* Begin *

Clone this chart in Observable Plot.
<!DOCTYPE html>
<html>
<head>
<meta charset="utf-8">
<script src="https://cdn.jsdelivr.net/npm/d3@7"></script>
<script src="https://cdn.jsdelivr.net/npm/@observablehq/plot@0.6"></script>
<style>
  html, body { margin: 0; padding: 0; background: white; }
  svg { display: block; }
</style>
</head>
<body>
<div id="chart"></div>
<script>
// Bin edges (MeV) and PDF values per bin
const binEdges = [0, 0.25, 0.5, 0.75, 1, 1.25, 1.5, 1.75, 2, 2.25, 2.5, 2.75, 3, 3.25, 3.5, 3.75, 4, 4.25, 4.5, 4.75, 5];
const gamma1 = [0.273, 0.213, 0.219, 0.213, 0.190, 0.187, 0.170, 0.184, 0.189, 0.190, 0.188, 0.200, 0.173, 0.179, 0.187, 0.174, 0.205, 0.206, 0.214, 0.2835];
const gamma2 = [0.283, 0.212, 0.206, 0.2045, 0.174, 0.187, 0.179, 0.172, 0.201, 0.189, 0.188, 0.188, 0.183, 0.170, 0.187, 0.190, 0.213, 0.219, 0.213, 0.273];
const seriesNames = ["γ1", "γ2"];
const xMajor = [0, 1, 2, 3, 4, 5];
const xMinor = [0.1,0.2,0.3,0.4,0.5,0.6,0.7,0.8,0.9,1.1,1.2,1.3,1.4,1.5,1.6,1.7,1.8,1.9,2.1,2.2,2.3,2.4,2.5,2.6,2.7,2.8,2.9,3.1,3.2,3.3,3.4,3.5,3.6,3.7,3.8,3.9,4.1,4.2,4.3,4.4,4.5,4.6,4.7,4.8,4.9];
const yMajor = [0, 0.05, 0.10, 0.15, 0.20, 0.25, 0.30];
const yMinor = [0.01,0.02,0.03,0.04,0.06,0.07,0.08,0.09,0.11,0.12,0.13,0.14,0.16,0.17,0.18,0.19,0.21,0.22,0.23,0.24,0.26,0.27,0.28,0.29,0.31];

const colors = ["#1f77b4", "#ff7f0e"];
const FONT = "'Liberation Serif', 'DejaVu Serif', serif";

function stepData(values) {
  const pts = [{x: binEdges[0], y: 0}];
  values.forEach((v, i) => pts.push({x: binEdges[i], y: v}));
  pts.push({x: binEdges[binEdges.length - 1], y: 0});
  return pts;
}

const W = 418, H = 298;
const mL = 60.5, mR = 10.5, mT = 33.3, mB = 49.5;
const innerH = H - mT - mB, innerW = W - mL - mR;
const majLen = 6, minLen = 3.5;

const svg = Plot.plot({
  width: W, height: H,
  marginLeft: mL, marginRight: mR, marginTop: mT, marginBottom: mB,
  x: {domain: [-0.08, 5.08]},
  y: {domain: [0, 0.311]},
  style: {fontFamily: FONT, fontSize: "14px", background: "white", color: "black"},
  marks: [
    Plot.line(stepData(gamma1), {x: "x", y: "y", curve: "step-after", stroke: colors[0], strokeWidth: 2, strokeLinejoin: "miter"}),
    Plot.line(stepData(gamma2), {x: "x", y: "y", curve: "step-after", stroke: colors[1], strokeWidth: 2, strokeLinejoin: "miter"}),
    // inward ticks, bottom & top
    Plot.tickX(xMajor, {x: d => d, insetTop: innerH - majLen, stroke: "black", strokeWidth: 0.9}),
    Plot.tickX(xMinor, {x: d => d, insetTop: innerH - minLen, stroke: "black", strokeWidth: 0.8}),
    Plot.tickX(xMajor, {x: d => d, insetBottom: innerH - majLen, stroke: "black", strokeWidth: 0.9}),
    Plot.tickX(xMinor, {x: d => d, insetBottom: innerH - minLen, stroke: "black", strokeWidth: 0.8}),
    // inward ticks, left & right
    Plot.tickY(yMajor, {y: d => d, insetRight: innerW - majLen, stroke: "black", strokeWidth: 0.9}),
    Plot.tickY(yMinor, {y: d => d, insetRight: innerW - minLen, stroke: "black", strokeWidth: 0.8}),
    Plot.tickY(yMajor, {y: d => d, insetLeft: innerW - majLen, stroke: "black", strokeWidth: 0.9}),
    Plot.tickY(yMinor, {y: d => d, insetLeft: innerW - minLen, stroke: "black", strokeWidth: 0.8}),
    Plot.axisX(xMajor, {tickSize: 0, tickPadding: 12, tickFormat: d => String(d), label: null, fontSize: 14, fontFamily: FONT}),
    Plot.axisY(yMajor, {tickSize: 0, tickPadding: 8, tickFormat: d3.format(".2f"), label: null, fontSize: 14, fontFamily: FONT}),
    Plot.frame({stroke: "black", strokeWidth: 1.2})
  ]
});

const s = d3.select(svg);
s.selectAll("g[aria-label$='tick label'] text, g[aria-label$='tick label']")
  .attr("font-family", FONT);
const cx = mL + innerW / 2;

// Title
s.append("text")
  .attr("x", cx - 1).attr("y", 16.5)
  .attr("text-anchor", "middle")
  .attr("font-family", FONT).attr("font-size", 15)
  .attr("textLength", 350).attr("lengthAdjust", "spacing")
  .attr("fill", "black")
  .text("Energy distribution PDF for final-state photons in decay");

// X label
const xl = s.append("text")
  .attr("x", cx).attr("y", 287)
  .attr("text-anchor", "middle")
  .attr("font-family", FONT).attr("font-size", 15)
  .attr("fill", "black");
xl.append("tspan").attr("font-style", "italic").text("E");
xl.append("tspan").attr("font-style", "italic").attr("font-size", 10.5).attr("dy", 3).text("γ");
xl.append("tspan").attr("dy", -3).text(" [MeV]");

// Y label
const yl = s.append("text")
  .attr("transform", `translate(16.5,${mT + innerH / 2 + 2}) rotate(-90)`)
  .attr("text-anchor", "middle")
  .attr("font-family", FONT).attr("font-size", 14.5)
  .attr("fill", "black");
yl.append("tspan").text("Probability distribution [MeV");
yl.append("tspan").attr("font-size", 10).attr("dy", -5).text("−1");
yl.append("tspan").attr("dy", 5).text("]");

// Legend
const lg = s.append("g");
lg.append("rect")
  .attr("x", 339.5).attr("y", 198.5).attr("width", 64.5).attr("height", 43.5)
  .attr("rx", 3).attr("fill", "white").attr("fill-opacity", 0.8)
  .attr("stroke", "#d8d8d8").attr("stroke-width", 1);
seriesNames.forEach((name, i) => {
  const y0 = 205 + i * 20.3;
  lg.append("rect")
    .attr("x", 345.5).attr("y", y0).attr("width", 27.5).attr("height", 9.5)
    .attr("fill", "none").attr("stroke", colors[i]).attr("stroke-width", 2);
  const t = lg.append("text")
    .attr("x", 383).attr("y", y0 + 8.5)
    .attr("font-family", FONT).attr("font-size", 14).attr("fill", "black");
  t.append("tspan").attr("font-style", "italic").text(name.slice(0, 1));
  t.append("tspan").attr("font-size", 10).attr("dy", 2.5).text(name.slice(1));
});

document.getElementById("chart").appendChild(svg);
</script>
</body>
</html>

* End *

▸ **Exercise directions**
Each line above must be reproduced exactly as it stands.

▸ **Result**
Clone this chart in Observable Plot.
<!DOCTYPE html>
<html>
<head>
<meta charset="utf-8">
<script src="https://cdn.jsdelivr.net/npm/d3@7"></script>
<script src="https://cdn.jsdelivr.net/npm/@observablehq/plot@0.6"></script>
<style>
  html, body { margin: 0; padding: 0; background: white; }
  svg { display: block; }
</style>
</head>
<body>
<div id="chart"></div>
<script>
// Bin edges (MeV) and PDF values per bin
const binEdges = [0, 0.25, 0.5, 0.75, 1, 1.25, 1.5, 1.75, 2, 2.25, 2.5, 2.75, 3, 3.25, 3.5, 3.75, 4, 4.25, 4.5, 4.75, 5];
const gamma1 = [0.273, 0.213, 0.219, 0.213, 0.190, 0.187, 0.170, 0.184, 0.189, 0.190, 0.188, 0.200, 0.173, 0.179, 0.187, 0.174, 0.205, 0.206, 0.214, 0.2835];
const gamma2 = [0.283, 0.212, 0.206, 0.2045, 0.174, 0.187, 0.179, 0.172, 0.201, 0.189, 0.188, 0.188, 0.183, 0.170, 0.187, 0.190, 0.213, 0.219, 0.213, 0.273];
const seriesNames = ["γ1", "γ2"];
const xMajor = [0, 1, 2, 3, 4, 5];
const xMinor = [0.1,0.2,0.3,0.4,0.5,0.6,0.7,0.8,0.9,1.1,1.2,1.3,1.4,1.5,1.6,1.7,1.8,1.9,2.1,2.2,2.3,2.4,2.5,2.6,2.7,2.8,2.9,3.1,3.2,3.3,3.4,3.5,3.6,3.7,3.8,3.9,4.1,4.2,4.3,4.4,4.5,4.6,4.7,4.8,4.9];
const yMajor = [0, 0.05, 0.10, 0.15, 0.20, 0.25, 0.30];
const yMinor = [0.01,0.02,0.03,0.04,0.06,0.07,0.08,0.09,0.11,0.12,0.13,0.14,0.16,0.17,0.18,0.19,0.21,0.22,0.23,0.24,0.26,0.27,0.28,0.29,0.31];

const colors = ["#1f77b4", "#ff7f0e"];
const FONT = "'Liberation Serif', 'DejaVu Serif', serif";

function stepData(values) {
  const pts = [{x: binEdges[0], y: 0}];
  values.forEach((v, i) => pts.push({x: binEdges[i], y: v}));
  pts.push({x: binEdges[binEdges.length - 1], y: 0});
  return pts;
}

const W = 418, H = 298;
const mL = 60.5, mR = 10.5, mT = 33.3, mB = 49.5;
const innerH = H - mT - mB, innerW = W - mL - mR;
const majLen = 6, minLen = 3.5;

const svg = Plot.plot({
  width: W, height: H,
  marginLeft: mL, marginRight: mR, marginTop: mT, marginBottom: mB,
  x: {domain: [-0.08, 5.08]},
  y: {domain: [0, 0.311]},
  style: {fontFamily: FONT, fontSize: "14px", background: "white", color: "black"},
  marks: [
    Plot.line(stepData(gamma1), {x: "x", y: "y", curve: "step-after", stroke: colors[0], strokeWidth: 2, strokeLinejoin: "miter"}),
    Plot.line(stepData(gamma2), {x: "x", y: "y", curve: "step-after", stroke: colors[1], strokeWidth: 2, strokeLinejoin: "miter"}),
    // inward ticks, bottom & top
    Plot.tickX(xMajor, {x: d => d, insetTop: innerH - majLen, stroke: "black", strokeWidth: 0.9}),
    Plot.tickX(xMinor, {x: d => d, insetTop: innerH - minLen, stroke: "black", strokeWidth: 0.8}),
    Plot.tickX(xMajor, {x: d => d, insetBottom: innerH - majLen, stroke: "black", strokeWidth: 0.9}),
    Plot.tickX(xMinor, {x: d => d, insetBottom: innerH - minLen, stroke: "black", strokeWidth: 0.8}),
    // inward ticks, left & right
    Plot.tickY(yMajor, {y: d => d, insetRight: innerW - majLen, stroke: "black", strokeWidth: 0.9}),
    Plot.tickY(yMinor, {y: d => d, insetRight: innerW - minLen, stroke: "black", strokeWidth: 0.8}),
    Plot.tickY(yMajor, {y: d => d, insetLeft: innerW - majLen, stroke: "black", strokeWidth: 0.9}),
    Plot.tickY(yMinor, {y: d => d, insetLeft: innerW - minLen, stroke: "black", strokeWidth: 0.8}),
    Plot.axisX(xMajor, {tickSize: 0, tickPadding: 12, tickFormat: d => String(d), label: null, fontSize: 14, fontFamily: FONT}),
    Plot.axisY(yMajor, {tickSize: 0, tickPadding: 8, tickFormat: d3.format(".2f"), label: null, fontSize: 14, fontFamily: FONT}),
    Plot.frame({stroke: "black", strokeWidth: 1.2})
  ]
});

const s = d3.select(svg);
s.selectAll("g[aria-label$='tick label'] text, g[aria-label$='tick label']")
  .attr("font-family", FONT);
const cx = mL + innerW / 2;

// Title
s.append("text")
  .attr("x", cx - 1).attr("y", 16.5)
  .attr("text-anchor", "middle")
  .attr("font-family", FONT).attr("font-size", 15)
  .attr("textLength", 350).attr("lengthAdjust", "spacing")
  .attr("fill", "black")
  .text("Energy distribution PDF for final-state photons in decay");

// X label
const xl = s.append("text")
  .attr("x", cx).attr("y", 287)
  .attr("text-anchor", "middle")
  .attr("font-family", FONT).attr("font-size", 15)
  .attr("fill", "black");
xl.append("tspan").attr("font-style", "italic").text("E");
xl.append("tspan").attr("font-style", "italic").attr("font-size", 10.5).attr("dy", 3).text("γ");
xl.append("tspan").attr("dy", -3).text(" [MeV]");

// Y label
const yl = s.append("text")
  .attr("transform", `translate(16.5,${mT + innerH / 2 + 2}) rotate(-90)`)
  .attr("text-anchor", "middle")
  .attr("font-family", FONT).attr("font-size", 14.5)
  .attr("fill", "black");
yl.append("tspan").text("Probability distribution [MeV");
yl.append("tspan").attr("font-size", 10).attr("dy", -5).text("−1");
yl.append("tspan").attr("dy", 5).text("]");

// Legend
const lg = s.append("g");
lg.append("rect")
  .attr("x", 339.5).attr("y", 198.5).attr("width", 64.5).attr("height", 43.5)
  .attr("rx", 3).attr("fill", "white").attr("fill-opacity", 0.8)
  .attr("stroke", "#d8d8d8").attr("stroke-width", 1);
seriesNames.forEach((name, i) => {
  const y0 = 205 + i * 20.3;
  lg.append("rect")
    .attr("x", 345.5).attr("y", y0).attr("width", 27.5).attr("height", 9.5)
    .attr("fill", "none").attr("stroke", colors[i]).attr("stroke-width", 2);
  const t = lg.append("text")
    .attr("x", 383).attr("y", y0 + 8.5)
    .attr("font-family", FONT).attr("font-size", 14).attr("fill", "black");
  t.append("tspan").attr("font-style", "italic").text(name.slice(0, 1));
  t.append("tspan").attr("font-size", 10).attr("dy", 2.5).text(name.slice(1));
});

document.getElementById("chart").appendChild(svg);
</script>
</body>
</html>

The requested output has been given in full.